======== Given information ========
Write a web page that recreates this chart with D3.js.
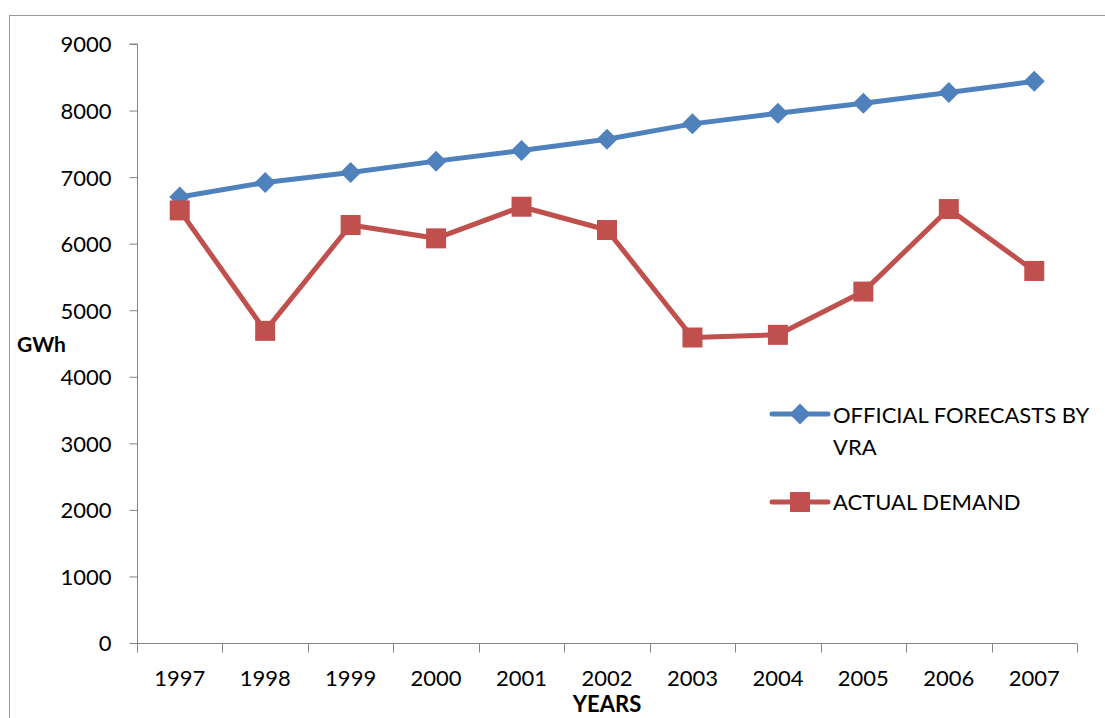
<!DOCTYPE html>
<html>
<head>
<meta charset="utf-8">
<script src="https://cdn.jsdelivr.net/npm/d3@7"></script>
<style>
  html, body { margin: 0; padding: 0; background: #fff; }
  svg { display: block; }
  text { font-family: Lato, "Open Sans", "Liberation Sans", sans-serif; fill: #000; }
</style>
</head>
<body>
<svg id="chart" width="1105" height="718"></svg>
<script>
// Electricity demand in Ghana: VRA forecasts vs actual demand (GWh)
const years = ["1997","1998","1999","2000","2001","2002","2003","2004","2005","2006","2007"];
const forecast = [6700, 6920, 7070, 7240, 7400, 7570, 7800, 7960, 8110, 8270, 8440];
const actual   = [6500, 4690, 6280, 6080, 6555, 6205, 4590, 4630, 5280, 6520, 5590];
const yTicks = [0, 1000, 2000, 3000, 4000, 5000, 6000, 7000, 8000, 9000];
const seriesNames = ["OFFICIAL FORECASTS BY VRA", "ACTUAL DEMAND"];

const blue = "#4F81BD", red = "#C0504D", axisGray = "#868686";

const svg = d3.select("#chart");

// Outer chart frame
svg.append("rect")
  .attr("x", 9.5).attr("y", 15.5)
  .attr("width", 1200).attr("height", 800)
  .attr("fill", "none").attr("stroke", "#9a9a9a").attr("stroke-width", 1);

const plot = { left: 137, right: 1077, top: 44, bottom: 643 };

const x = d3.scaleBand().domain(years).range([plot.left, plot.right]).padding(0);
const y = d3.scaleLinear().domain([0, 9000]).range([plot.bottom, plot.top]);
const cx = d => x(d) + x.bandwidth() / 2;

// Y axis
const yAxis = svg.append("g")
  .attr("transform", `translate(${plot.left + 0.5},0)`)
  .call(d3.axisLeft(y).tickValues(yTicks).tickSize(8).tickPadding(18).tickFormat(d3.format("d")));
yAxis.select(".domain").attr("stroke", axisGray).attr("d", `M-8,${y(9000)}H0V${y(0)}`);
yAxis.selectAll(".tick line").attr("stroke", axisGray);
yAxis.selectAll(".tick text").style("font-size", "22px").attr("dy", "0.36em");

// X axis: ticks at category boundaries
const xAxisG = svg.append("g").attr("transform", `translate(0,${plot.bottom + 0.5})`);
xAxisG.append("line")
  .attr("x1", plot.left).attr("x2", plot.right)
  .attr("stroke", axisGray);
const bounds = years.map(d => x(d)).concat([plot.right]);
xAxisG.selectAll("line.tk").data(bounds).join("line")
  .attr("class", "tk")
  .attr("x1", d => Math.round(d) + 0.5).attr("x2", d => Math.round(d) + 0.5)
  .attr("y1", 0).attr("y2", 9)
  .attr("stroke", axisGray);
xAxisG.selectAll("text").data(years).join("text")
  .attr("x", d => cx(d)).attr("y", 42)
  .attr("text-anchor", "middle")
  .style("font-size", "22px")
  .text(d => d);

// Axis titles
svg.append("text").attr("x", 17).attr("y", 352)
  .style("font-size", "21px").style("font-weight", "bold").text("GWh");
svg.append("text").attr("x", 607).attr("y", 712)
  .attr("text-anchor", "middle")
  .style("font-size", "22px").style("font-weight", "bold").text("YEARS");

// Lines
const line = d3.line().x((d, i) => cx(years[i])).y(d => y(d));

svg.append("path").datum(forecast)
  .attr("d", line).attr("fill", "none")
  .attr("stroke", blue).attr("stroke-width", 5).attr("stroke-linejoin", "round");
svg.append("path").datum(actual)
  .attr("d", line).attr("fill", "none")
  .attr("stroke", red).attr("stroke-width", 5).attr("stroke-linejoin", "round");

function drawDiamond(g, px, py) {
  g.append("path")
    .attr("d", "M0,-10.5L10.5,0L0,10.5L-10.5,0Z")
    .attr("transform", `translate(${px},${py})`)
    .attr("fill", blue);
}
function drawSquare(g, px, py) {
  g.append("rect")
    .attr("x", px - 10).attr("y", py - 10)
    .attr("width", 20).attr("height", 20)
    .attr("fill", red);
}

const markers = svg.append("g");
forecast.forEach((v, i) => drawDiamond(markers, cx(years[i]), y(v)));
const markers2 = svg.append("g");
actual.forEach((v, i) => drawSquare(markers2, cx(years[i]), y(v)));

// Legend
const lg = svg.append("g");
lg.append("line").attr("x1", 772).attr("x2", 828).attr("y1", 414).attr("y2", 414)
  .attr("stroke", blue).attr("stroke-width", 5).attr("stroke-linecap", "round");
drawDiamond(lg, 800, 414);
lg.append("text").attr("x", 833).attr("y", 423).style("font-size", "22px").text("OFFICIAL FORECASTS BY");
lg.append("text").attr("x", 833).attr("y", 455).style("font-size", "22px").text("VRA");

lg.append("line").attr("x1", 772).attr("x2", 828).attr("y1", 502).attr("y2", 502)
  .attr("stroke", red).attr("stroke-width", 5).attr("stroke-linecap", "round");
drawSquare(lg, 800, 502);
lg.append("text").attr("x", 833).attr("y", 510).style("font-size", "22px").text(seriesNames[1]);
</script>
</body>
</html>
========
Given request
Select and copy every line of the material that holds the string "chart".

Written reply
Write a web page that recreates this chart with D3.js.
<svg id="chart" width="1105" height="718"></svg>
const svg = d3.select("#chart");
// Outer chart frame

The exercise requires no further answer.